Judge Wang described the penalty as "the least severe sanction adequate to deter" such conduct.
Kachouroff and DeMaster represented Mike Lindell, CEO of MyPillow, in a defamation case. On 16/6, a jury found Lindell liable for falsely claiming the 2020 presidential election was rigged, ordering him to pay $2.3 million in damages.
The court's decision noted that the defense's document, filed on 25/2, misquoted case law and presented legal principles irrelevant to the cited cases.
During a pre-trial conference, Judge Wang questioned Kachouroff about whether the petition was "created by artificial intelligence". Kachouroff admitted using AI after initially drafting the document himself, and delegated the task of verifying citations to DeMaster, but did not review them again personally.

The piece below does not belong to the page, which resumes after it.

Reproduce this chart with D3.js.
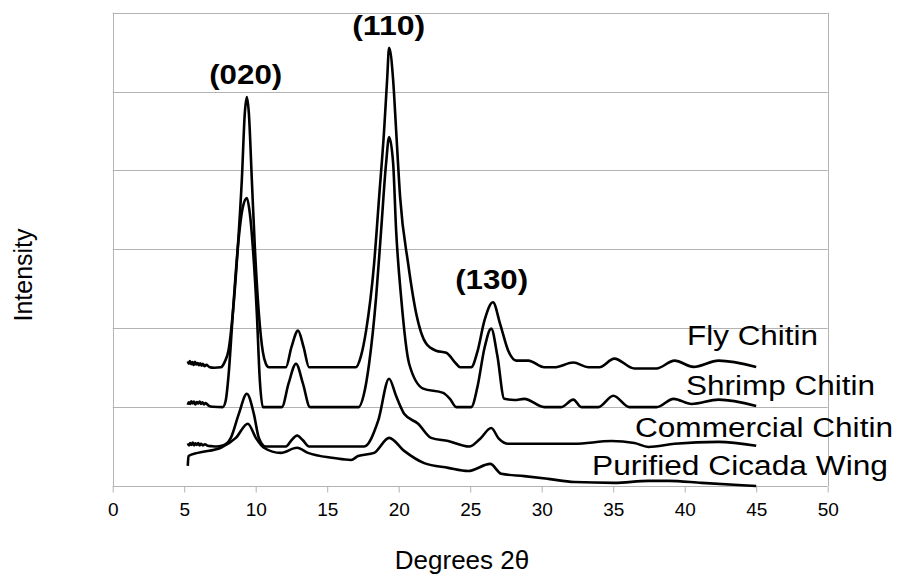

In the hearing, Kachouroff claimed the AI-generated version was a draft accidentally submitted. However, Judge Wang pointed out that the supposedly correct final version still contained "fundamental errors," some not present in the initial filing.
Judge Wang attributed the penalties to the lawyers’ "conflicting statements and lack of credible evidence," concluding that the submission of the AI-generated document was not an "inadvertent mistake."